For context I am from the North west, I have been in the south east for work for 15 years. I have been in my house for 8 years and we have three children, 6, 3 and 9 months old. I have just returned back to work.
I can't stop thinking about moving back to the North West and living near my sister as well as my parents. I love London and everything here, and in my twenties never thought about it, in fact back home can be a bit more boring. But our world is quite small at the moment, restricted to soft play and park trips etc. My sisters children are 8 and 4.
I'm thinking of weekday walks with my sister on lunch hour with her dog... and our kids having play dates at weekends. I do have mum friends here but they're quite superficial relationships.

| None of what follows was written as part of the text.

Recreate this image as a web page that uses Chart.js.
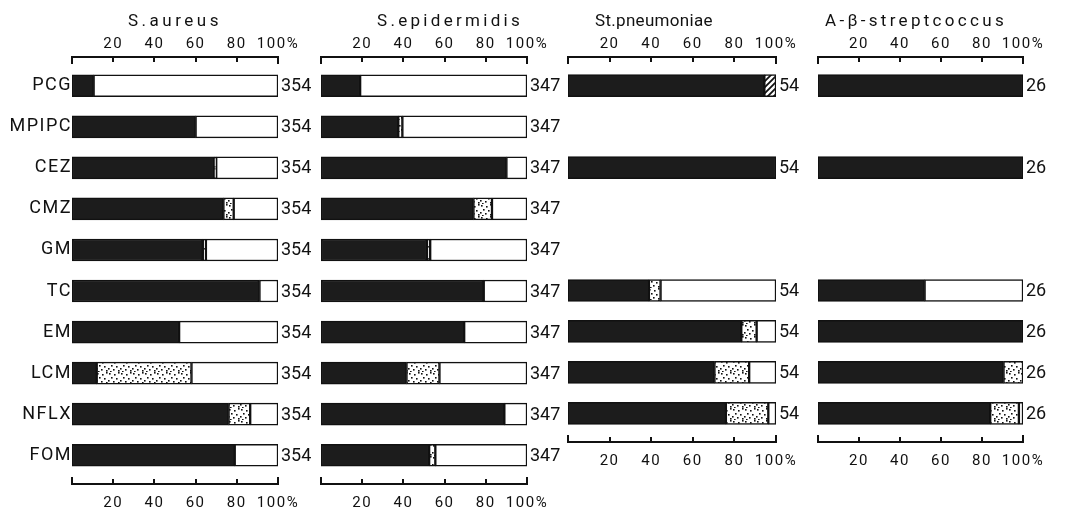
<!DOCTYPE html>
<html><head><meta charset="utf-8">
<script src="https://cdn.jsdelivr.net/npm/chart.js@4"></script>
<style>
html,body{margin:0;padding:0;background:#fff;}
#wrap{position:relative;width:1071px;height:516px;background:#fff;}
canvas{position:absolute;left:0;top:0;}
</style></head><body>
<div id="wrap">
<canvas id="c0" width="1071" height="516"></canvas>
<canvas id="c1" width="1071" height="516"></canvas>
<canvas id="c2" width="1071" height="516"></canvas>
<canvas id="c3" width="1071" height="516"></canvas>
</div>
<script>
// ---- data ----
const drugs = ['PCG','MPIPC','CEZ','CMZ','GM','TC','EM','LCM','NFLX','FOM'];
const drugsStrep = ['PCG','MPIPC','CEZ','CMZ','GM','TC','EM','LCM','NFLX'];
const organisms = ['S.aureus','S.epidermidis','St.pneumoniae','A-β-streptcoccus'];
const strainCounts = [354, 347, 54, 26];
const tickValues = [0, 20, 40, 60, 80, 100];
const tickLabels = ['', '20', '40', '60', '80', '100%'];

// % susceptible (black), intermediate (stippled), resistant (white)
const aureusS = [10.5, 60, 69, 73.5, 63.5, 91, 52, 12, 76, 79];
const aureusI = [null, null, 1, 5, 1.5, null, null, 46, 10.5, null];
const aureusR = [89.5, 40, 30, 21.5, 35, 9, 48, 42, 13.5, 21];

const epiS = [19, 37.5, 90, 74, 51.5, 79, 69.5, 41.5, 89, 52.5];
const epiI = [null, 2, null, 9, 1.5, null, null, 16, null, 3];
const epiR = [81, 60.5, 10, 17, 47, 21, 30.5, 42.5, 11, 44.5];

const pneumoS = [94.4, null, 100, null, null, 38.9, 83.3, 70.4, 75.9];
const pneumoI = [null, null, null, null, null, 5.6, 7.4, 16.7, 20.4];
const pneumoHatched = [5.6, null, null, null, null, null, null, null, null];
const pneumoR = [null, null, null, null, null, 55.5, 9.3, 12.9, 3.7];

const strepS = [100, null, 100, null, null, 52, 100, 90.5, 84];
const strepI = [null, null, null, null, null, null, null, 9.5, 14];
const strepR = [null, null, null, null, null, 48, null, null, 2];

// ---- patterns ----
function makePattern(w, h, paint) {
  const c = document.createElement('canvas'); c.width = w; c.height = h;
  const g = c.getContext('2d'); paint(g);
  return g.createPattern(c, 'repeat');
}
const stipple = makePattern(12, 12, g => {
  g.fillStyle = '#fff'; g.fillRect(0, 0, 12, 12); g.fillStyle = '#111';
  [[1,1],[6,2],[10,0],[3,5],[8,6],[0,8],[5,9],[10,10],[2,11]].forEach(([a,b]) => g.fillRect(a, b, 1.6, 1.6));
});
const hatch = makePattern(6, 6, g => {
  g.fillStyle = '#fff'; g.fillRect(0, 0, 6, 6);
  g.strokeStyle = '#111'; g.lineWidth = 1.8;
  g.beginPath(); g.moveTo(-1, 7); g.lineTo(7, -1); g.moveTo(-1, 1); g.lineTo(1, -1); g.moveTo(5, 7); g.lineTo(7, 5); g.stroke();
});
const BLACK = '#1c1c1c';

// ---- inward axes (top and bottom), drawn from the scales ----
function drawAxes(chart) {
  const ctx = chart.ctx, x = chart.scales.x, y = chart.scales.y;
  const x0 = x.getPixelForValue(0), x1 = x.getPixelForValue(100);
  const yTop = Math.min(y.getPixelForValue(y.min), y.getPixelForValue(y.max));
  const yBot = Math.max(y.getPixelForValue(y.min), y.getPixelForValue(y.max));
  ctx.save();
  ctx.globalAlpha = 1; ctx.globalCompositeOperation = 'source-over';
  ctx.fillStyle = '#111';
  ctx.fillRect(x0 - 1, yTop - 1, x1 - x0 + 2, 2);
  ctx.fillRect(x0 - 1, yBot - 1, x1 - x0 + 2, 2);
  tickValues.forEach(v => {
    const px = Math.round(x.getPixelForValue(v));
    const len = (v === 0 || v === 100) ? 7 : 5;
    ctx.fillRect(px - 1, yTop, 2, len);
    ctx.fillRect(px - 1, yBot - len, 2, len);
  });
  ctx.restore();
}

const decor = {
  id: 'decor',
  beforeDraw(chart) { chart.ctx.letterSpacing = '1.5px'; },
  beforeDatasetsDraw(chart) { drawAxes(chart); },
  afterDraw(chart, args, o) {
    drawAxes(chart);
    const ctx = chart.ctx, a = chart.chartArea, x = chart.scales.x, y = chart.scales.y;
    ctx.save();
    ctx.fillStyle = '#111';
    ctx.textBaseline = 'middle'; ctx.textAlign = 'left';
    ctx.font = '17px Roboto';
    ctx.letterSpacing = o.titleSpacing + 'px';
    ctx.fillText(o.title, a.left + o.titleDx, 22);
    ctx.font = '18px Roboto';
    ctx.letterSpacing = '0px';
    const xEnd = x.getPixelForValue(100);
    o.rows.forEach((has, i) => {
      if (has) ctx.fillText(String(o.count), xEnd + 3, y.getPixelForValue(i) + 1);
    });
    ctx.restore();
  }
};

const panels = [
  {labels: drugs, S: aureusS, I: aureusI, R: aureusR, H: null, count: strainCounts[0], title: organisms[0],
   left: 72, right: 278, bottom: 484, showY: true, titleDx: 56, titleSpacing: 3.5},
  {labels: drugs, S: epiS, I: epiI, R: epiR, H: null, count: strainCounts[1], title: organisms[1],
   left: 321, right: 527, bottom: 484, showY: false, titleDx: 56, titleSpacing: 3.3},
  {labels: drugsStrep, S: pneumoS, I: pneumoI, R: pneumoR, H: pneumoHatched, count: strainCounts[2], title: organisms[2],
   left: 568, right: 776, bottom: 442, showY: false, titleDx: 27, titleSpacing: 0.3},
  {labels: drugsStrep, S: strepS, I: strepI, R: strepR, H: null, count: strainCounts[3], title: organisms[3],
   left: 818, right: 1023, bottom: 442, showY: false, titleDx: 7, titleSpacing: 3.3},
];

const W = 1071, H = 516, Y_AXIS_W = 72;

panels.forEach((p, k) => {
  const pts = arr => arr.map((v, i) => ({x: v, y: i})).filter(d => d.x !== null);
  const ds = (label, arr, bg) => ({
    label, data: pts(arr), backgroundColor: bg, borderColor: '#111', borderWidth: 1.5,
    borderSkipped: false, barThickness: 22, stack: 's'
  });
  const datasets = [ds('susceptible', p.S, BLACK), ds('intermediate', p.I, stipple)];
  if (p.H) datasets.push(ds('other', p.H, hatch));
  datasets.push(ds('resistant', p.R, '#fff'));
  const xScale = (pos, pad, height) => ({
    type: 'linear', min: 0, max: 100, position: pos,
    grid: {display: false, drawTicks: false},
    border: {display: true, color: '#111', width: 2},
    afterBuildTicks: s => { s.ticks = tickValues.map(v => ({value: v})); },
    afterFit: s => { s.height = height; },
    ticks: {autoSkip: false, maxRotation: 0, color: '#111', padding: pad,
            font: {family: 'Roboto', size: 15},
            callback: v => tickLabels[tickValues.indexOf(v)]}
  });
  const xTop = xScale('top', 4, 57); xTop.stacked = true;
  const xBottom = xScale('bottom', 10, H - p.bottom); xBottom.axis = 'x';
  new Chart(document.getElementById('c' + k), {
    type: 'bar',
    data: {datasets},
    options: {
      indexAxis: 'y', responsive: false, animation: false, devicePixelRatio: 1,
      layout: {padding: {left: p.showY ? p.left - Y_AXIS_W : p.left, right: W - p.right, top: 0, bottom: 0}},
      plugins: {legend: {display: false}, tooltip: {enabled: false}, title: {display: false},
        decor: {title: p.title, titleDx: p.titleDx, titleSpacing: p.titleSpacing, count: p.count,
                rows: p.S.map(v => v !== null)}},
      scales: {
        x: xTop,
        x2: xBottom,
        y: {
          type: 'linear', reverse: true, offset: false, min: -0.7, max: p.labels.length - 0.3, stacked: true,
          display: p.showY,
          grid: {display: false, drawTicks: false}, border: {display: false},
          afterBuildTicks: s => { s.ticks = p.labels.map((_, i) => ({value: i})); },
          afterFit: s => { if (p.showY) s.width = Y_AXIS_W; },
          ticks: {autoSkip: false, padding: 0, color: '#111', font: {family: 'Roboto', size: 18},
                  callback: v => p.labels[v]}
        }
      }
    },
    plugins: [decor]
  });
});
</script>
</body></html>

But... we'd have to take moving costs and stamp duty out of the sale of our house... it's not worth that much so I am not sure we could afford something in the nicer areas of the North West. Then for work I would have a commute to London costing £400 a month, which is basically equivalent to our annual holiday budget each year (all holidays inc summer, easter, christmas etc). Would it be worth it? (jobs locally seem to lose me more than the £400 a month it would cost to commute to London when I need to, so not worth looking for a local job at the moment).
It'd be so much easier if I could stop thinking about it and we stayed put, but how do I do that? It just feels like something is missing here, but would the grass be greener or would I feel just as unsettled if we moved? I'm really confused and it's getting me down. Husband is happy when I'm happy.... I just don't know how to be.